Greg Mankiw
points out this Washington Post
exposé on farm subsidies. But the particular program that the piece covers is not a subsidy at all. A subsidy is a negative tax on a good. If I pay you an extra $10 for every acre of corn that you grow, I've subsidized your corn-growing activities. This distorts your decision to grow corn because you'll grow more than you otherwise would. You may not even grow corn at all if I weren't subsidizing you. Since growing corn provides no positive externality and markets for agricultural goods are reasonably close to perfectly competitive, too much corn will be grown. What does that mean, exactly? "Too much corn" means that we could potentially improve everyone's well-being by moving some resources from corn-growing to other productive activities. You, the subsidized corn farmer, won't respond to price signals that tell you to abandon corn-growing for a profession that creates greater value. Moreover, the subsidy will squeeze out unsubsidized farmers, like those in third-world countries.
That's a farm subsidy. What the Post's story is really about is a program that was included as farm subsidy methadone in the Republicans' ultimately unsuccessful 1996 attempt to rid the U.S. of farm subsidies once and for all. Cutting farm subsidies is not a Pareto-improving action. Farmers are hurt (and so is Archer Daniels Midland.) They most likely have to find new work and a new home. They have to be trained to do a new job. They may never reach the same level of income that they once had because they've invested so much in farming-related human capital. But removing farm subsidies is a
potential Pareto-improvement. It creates so much new wealth that the losers can (theoretically) be compensated for their lost income by the winners (everyone who benefits from lower produce prices, for example.) This program is an attempt to do that. (Though Republicans were not really interested in compensating anyone, they included the program simply to win Democratic votes.) It is not, as the Post makes it out to be, one of the truly pernicious farm subsidies that we should be most worried about.
However, this program is indeed a very bad way of compensating farmers. The program in a nutshell: if you own land that used to be farmed you get paid a per-acre transfer as long as that land is not developed and regardless of whether that land is still being farmed.
To see why this is a bad plan, consider what a good plan would look like. A non-distortionary compensation program would give everyone who was farming at the time subsidies were cut (or even better, a few months before subsidies were cut) a single payment or series of payments equal to the approximate amount lost through the removal of subsidies. This doesn't alter anyone's decision to farm (from the non-transfer, non-subsidy equilibrium) because it doesn't affect the cost or benefit of farming an additional acre of corn. If farming 500 acres of corn after subsidies were cut is profitable, farming 500 acres of corn would be no more or less as profitable after the transfer as it was before the transfer.

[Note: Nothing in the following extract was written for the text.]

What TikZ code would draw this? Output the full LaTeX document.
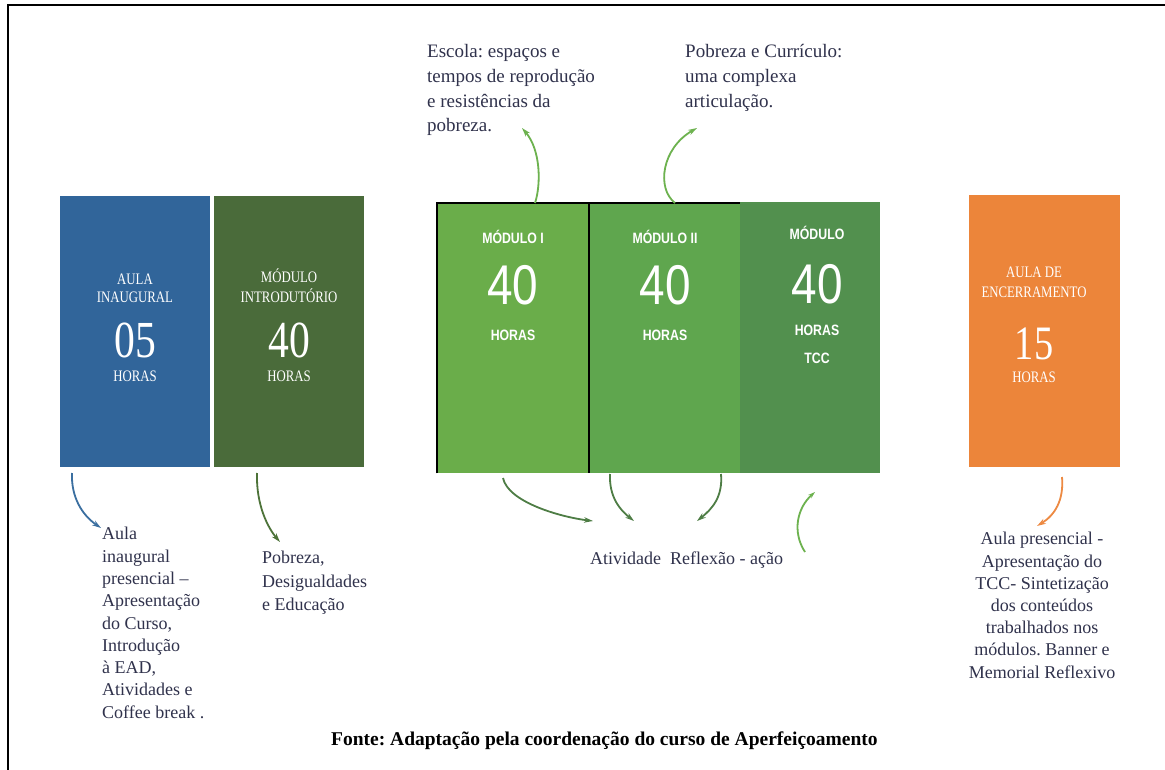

The plan as it was implemented has a number of problems. The biggest problem is that the transfer doesn't follow the
people that were hurt, it follows the
land. Why do we have an interest in whoever happens to own land that was farmed once upon a time? We don't; we have an interest in the
people who were harmed by cutting farm subsidies. The transfer should be issued directly to the farmers, not to the land. This problem goes even deeper, however: it distorts the allocation of land. Suddenly, land that had been farmed had a fixed payment attached to it. Each acre of this land basically comes with an annuity and the price of this land is accordingly higher. Since farmers' property is now artificially worth more, this is in fact an incentive to sell land and
stop farming. The plan actually creates an inefficiently
low amount of farming. A related problem is the provision that land cannot be developed if you collect payments on it. This is simply silly, why prevent land from being used for more valuable purposes?
In this plan farmers are compensated in an extremely inefficient way: attaching an annuity to each acre of land inflates property values by the amount of the annuity. So, when farmers eventually sell their land, they are essentially paid the amount of the annuity by whoever purchases the land. And whoever purchases the land has a strong incentive to leave it undeveloped, even if it would be best to develop the land. But I wish that the Washington Post had pointed out that the basic idea is good. The losers from farm subsidy cuts are no different from the losers from free trade. Both should be compensated for their losses, not only because it is equitable to do so, but also because they will be more willing to support policies that increase the size of the economic pie.